FIGURE DEPICTING Biosynthesis of pyrimidine through de novo pathway
FIGURE DEPICTING :- Biosynthesis of pyrimidine through de novo pathway



  • Three major feedback mechanisms cooperate in regulating the overall rate of de novo purine nucleotide synthesis and the relative rates of formation of the two end products, adenylate and guanylate.
  • The first mechanism is exerted on the first reaction that is unique to purine synthesis: transfer of an amino group to PRPP to form 5-phosphoribosylamine. This reaction is catalyzed by the allosteric enzyme glutamine-PRPP amidotransferase, which is inhibited by the end products IMP, AMP, and GMP. AMP and GMP act synergistically in this concerted inhibition. Thus, whenever either AMP or GMP accumulates to excess, the first step in its biosynthesis from PRPP is partially inhibited.
  •  In the second control mechanism, exerted at a later stage, an excess of GMP in the cell inhibits formation of xanthylate from inosinate by IMP dehydrogenase, without affecting the formation of AMP. Conversely, an accumulation of adenylate inhibits formation of adenylosuccinate by adenylosuccinate synthetase, without affecting the biosynthesis of GMP. When both products are present in sufficient quantities, IMP builds up, and it inhibits an earlier step in the pathway; this is another example of the regulatory strategy called sequential feedback inhibition. In the third mechanism, GTP is required in the conversion of IMP to AMP, whereas ATP is required for conversion of IMP to GMP, a reciprocal arrangement that tends to balance the synthesis of the two ribonucleotides.
  • The final control mechanism is the inhibition of PRPP synthesis by the allosteric regulation of ribose phosphate pyrophosphokinase. This enzyme is inhibited by ADP and GDP, in addition to metabolites from other pathways for which PRPP is a starting point
FIGURE DEPICTING Regulation of biosynthetic of adenine and guanine


  •  Regulation of the rate of pyrimidine nucleotide synthesis in bacteria occurs in large part through aspartate transcarbamoylase (ATCase), which catalyzes the first reaction in the sequence and is inhibited by CTP, the end product of the sequence. The bacterial ATCase molecule consists of six catalytic subunits and six regulatory subunits.
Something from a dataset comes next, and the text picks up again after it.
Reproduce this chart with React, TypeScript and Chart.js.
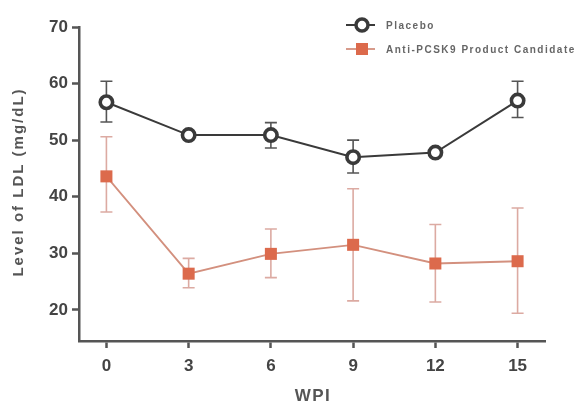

The catalytic subunits bind the substrate molecules, and the allosteric subunits bind the allosteric inhibitor, CTP.
  • The entire ATCase molecule, as well as its subunits, exists in two conformations, active and inactive. When CTP is not bound to the regulatory subunits, the enzyme is maximally active. As CTP accumulates and binds to the regulatory subunits, they undergo a change in conformation. This change is transmitted to the catalytic subunits, which then also shift to an inactive conformation. ATP prevents the changes induced by CTP


  • The purine ring system is built up step by step, beginning with 5- phosphoribosylamine. The amino acids glutamine, glycine, and aspartate furnish all the nitrogen atoms of purines. Two ring-closure steps form the purine nucleus.
  • Pyrimidines are synthesized from carbamoyl phosphate and aspartate, and ribose 5-phosphate is then attached to yield the pyrimidine ribonucleotides.
  • Nucleoside monophosphates are converted to their triphosphates by enzymatic phosphorylation reactions. Ribonucleotides are converted to deoxyribonucleotides by ribonucleotide reductase, an enzyme with novel mechanistic and regulatory characteristics. The thymine nucleotides are derived from dCDP and dUMP.
  • Uric acid and urea are the end products of purine and pyrimidine degradation.
  •  Free purines can be salvaged and rebuilt into nucleotides. Genetic deficiencies in certain salvage enzymes cause serious disorders such as Lesch-Nyhan syndrome and ADA deficiency.
  • Accumulation of uric acid crystals in the joints, possibly caused by another genetic deficiency, results in gout.
  • Enzymes of the nucleotide biosynthetic pathways are targets for an array of chemotherapeutic agents used to treat cancer and other diseases.